Between now and May 30, the association has opened up a comment period to gather more feedback.

Response to the FPA's first proposal was scathing from some quarters. Bob Veres, publisher of Inside Information and a Financial Planning columnist, wondered if the chapters would be better off seceding from the national body as chapters drive the greatest value for members. Michael Kitces, co-founder of XY Planning Network, suggested chapters could donate all their funds to other nonprofits in lieu of having them appropriated by Denver. Kitces is also a Financial Planning contributor.

"How many consecutive years must the FPA fail to grow before the national board in its fiduciary role acknowledges that just maybe the chapters aren’t to blame, but leadership is?" Kitces asked in a column. He pointed out that while other industry nonprofits have steadily grown their membership, the current FPA leadership has overseen a decline: Numbers have dropped to 23,000 today from from 28,000 in 2007, according to FPA spokesman Ben Lewis.

Concerns about a rollup were further stoked by the FPA's unprecedented decision last year to suddenly dissolve its relationship with the FPA of New York — arguably its highest-profile chapter — and create a replacement chapter, wholly controlled out of Denver. The move followed allegations of fiduciary breaches by that chapter's leadership.

A better-integrated FPA leadership nationwide, Zohlen says, would help avert a repeat of the kinds of problems that beset New York. Furthermore, she says, the right integration process — with the full support of chapters — would help the FPA increase its membership.

That's a job that has to be undertaken at both the national and local levels, Zohlen says.


FPA national has been in communication with Kitces and Veres since they launched their critiques, Zohlen says.

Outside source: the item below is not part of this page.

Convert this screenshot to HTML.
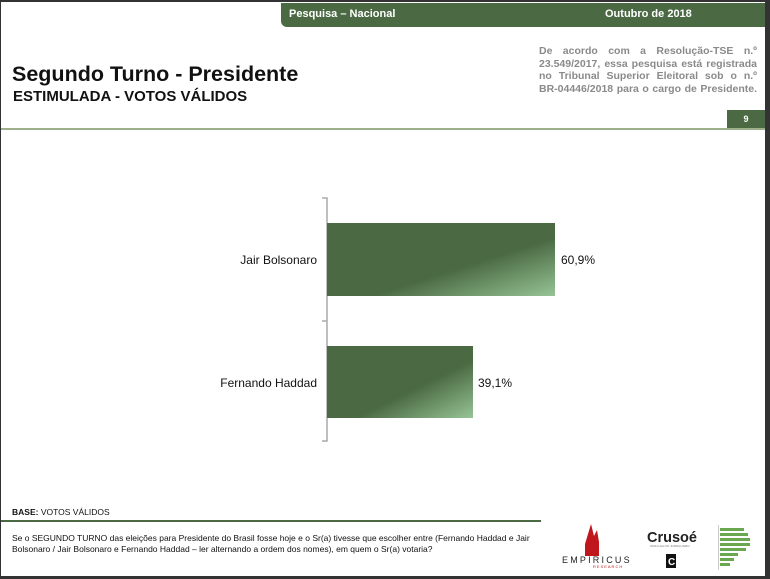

"Our stakeholders, including Michael and Bob, are very passionate about our profession and, in both of their ways, they care immensely about financial planners having a strong and thriving membership represent them in their work," she says.

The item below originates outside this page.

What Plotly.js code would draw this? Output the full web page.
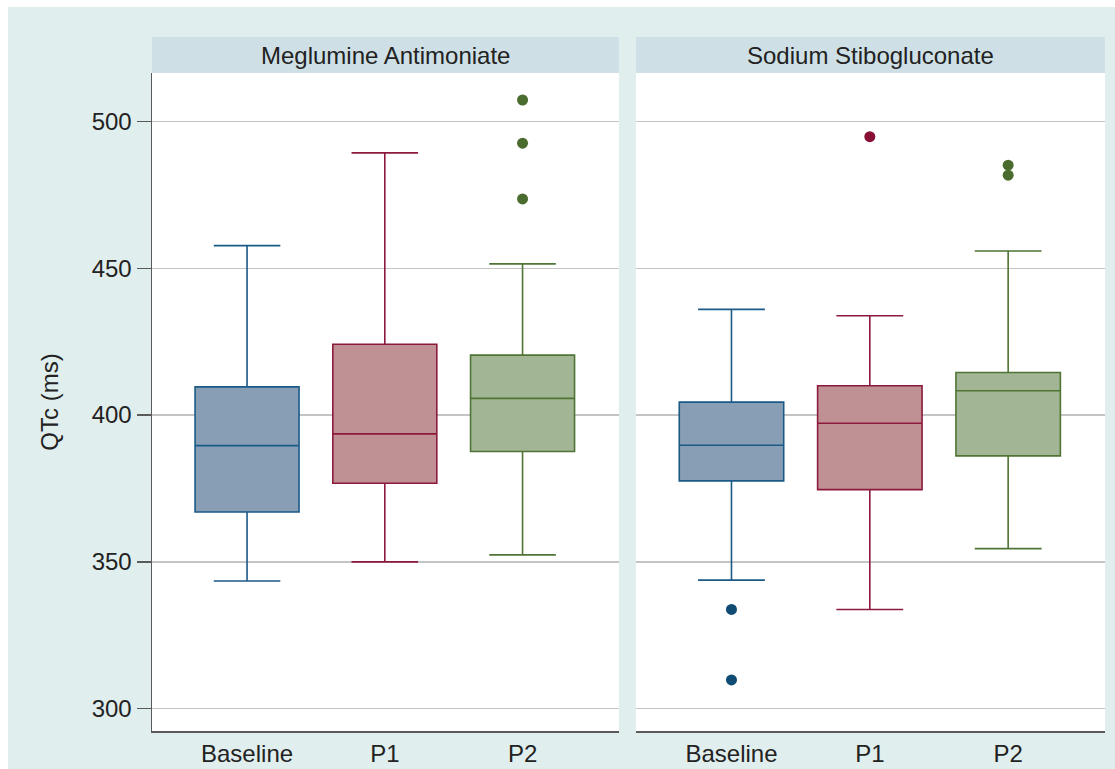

Zohlen points out that, during a recently concluded four-month "listening tour," in which 90% of chapters participated, "I did not even once have a chapter leader suggest seceding or donating chapter funds."

That said, the controversy got people talking about transforming the FPA, which has been positive, according to Zohlen.

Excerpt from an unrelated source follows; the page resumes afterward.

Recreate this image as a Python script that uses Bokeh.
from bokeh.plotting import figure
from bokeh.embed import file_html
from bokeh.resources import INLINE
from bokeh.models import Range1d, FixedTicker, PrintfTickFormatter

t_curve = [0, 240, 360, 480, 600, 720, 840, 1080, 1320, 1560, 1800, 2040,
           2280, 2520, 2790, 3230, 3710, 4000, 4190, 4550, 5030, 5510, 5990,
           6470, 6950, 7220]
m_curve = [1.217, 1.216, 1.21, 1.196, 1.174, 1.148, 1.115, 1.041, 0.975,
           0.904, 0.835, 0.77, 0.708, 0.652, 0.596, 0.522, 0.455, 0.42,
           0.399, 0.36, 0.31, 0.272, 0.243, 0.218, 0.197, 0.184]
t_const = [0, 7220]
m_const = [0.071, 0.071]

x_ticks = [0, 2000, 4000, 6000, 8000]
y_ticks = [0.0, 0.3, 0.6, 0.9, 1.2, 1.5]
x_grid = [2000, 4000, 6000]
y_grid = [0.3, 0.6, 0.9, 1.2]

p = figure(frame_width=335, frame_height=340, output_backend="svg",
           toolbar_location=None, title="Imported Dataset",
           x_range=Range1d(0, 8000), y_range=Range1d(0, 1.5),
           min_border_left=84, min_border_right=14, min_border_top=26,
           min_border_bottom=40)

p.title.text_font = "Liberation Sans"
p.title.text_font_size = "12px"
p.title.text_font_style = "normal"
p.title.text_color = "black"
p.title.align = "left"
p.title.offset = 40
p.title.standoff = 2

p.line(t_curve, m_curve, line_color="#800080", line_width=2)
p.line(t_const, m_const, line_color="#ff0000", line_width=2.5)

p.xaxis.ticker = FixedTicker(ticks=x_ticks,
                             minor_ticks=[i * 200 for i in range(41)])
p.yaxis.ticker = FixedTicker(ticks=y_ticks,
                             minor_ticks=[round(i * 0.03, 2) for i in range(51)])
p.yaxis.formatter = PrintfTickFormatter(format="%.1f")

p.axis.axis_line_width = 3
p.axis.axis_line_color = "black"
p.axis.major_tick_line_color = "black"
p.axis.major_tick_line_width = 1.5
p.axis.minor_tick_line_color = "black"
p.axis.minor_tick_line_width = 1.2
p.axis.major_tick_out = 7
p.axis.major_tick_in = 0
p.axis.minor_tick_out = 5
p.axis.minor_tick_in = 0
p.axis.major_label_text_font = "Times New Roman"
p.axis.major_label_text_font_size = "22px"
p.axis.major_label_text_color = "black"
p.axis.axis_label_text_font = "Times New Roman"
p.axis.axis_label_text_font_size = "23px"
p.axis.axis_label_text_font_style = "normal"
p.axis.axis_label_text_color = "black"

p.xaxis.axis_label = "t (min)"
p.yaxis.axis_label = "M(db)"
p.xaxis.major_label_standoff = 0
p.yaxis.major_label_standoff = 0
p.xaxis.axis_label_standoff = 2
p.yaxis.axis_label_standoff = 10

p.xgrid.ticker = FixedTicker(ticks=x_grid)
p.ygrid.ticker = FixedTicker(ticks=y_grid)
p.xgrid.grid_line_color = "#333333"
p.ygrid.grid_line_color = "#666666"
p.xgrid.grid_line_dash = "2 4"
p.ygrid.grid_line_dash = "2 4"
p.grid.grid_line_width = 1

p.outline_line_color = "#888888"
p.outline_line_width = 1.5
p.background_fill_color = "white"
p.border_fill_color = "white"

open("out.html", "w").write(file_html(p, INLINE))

The FPA wants up to 10 chapters to volunteer to participate in an integration beta test, set to start Jan. 1. For a two-year period, the chapters would experiment with turning different functions over to the national office in return for certain benefits. "We may have centralized staffing," Zohlen says, with "chapter executives being employees of FPA, with performance still being controlled by the chapters."

There's a lot to consider, says Fang, who attended the November chapter leaders conference in Denver, when the first version of OneFPA was announced.

"The challenge," she says, "is that each local chapter has developed disproportional partnership relationships with various companies in the industry." Given that, Fang wonders, how would a national rollup impact those alliances?

Tailored solutions

Though improved technological tools and streamlined operational functions could benefit chapters, some chapter leaders wonder if the national body would be able to manage them effectively, Fang says. For one thing, chapters' computer systems are "tailored and customized to their own chapter needs and characteristics."

For integration to work, FPA's national body "has to provide a crystal clear structured vision and roadmap" for the chapters to support the plan, Fang says.

That, says Zohlen, is what FPA plans to create via its slower plan.

"The intent is absolutely not to do some diametric power shift to national, but to unite us more on the path that we are walking," Zohlen says.

In reviewing the new OneFPA changes, Veres wrote in his most recent blog post: "In general, I think this is a much better proposal than the initial one and I also think this time around the FPA is being much more transparent about what it’s trying to do." But given the FPA’s historical eagerness to push chapters to relinquish their independence, he writes that local chapters should continue to be skeptical and vigilant about the national office’s “vast, ambitious and slightly creepy overreach.”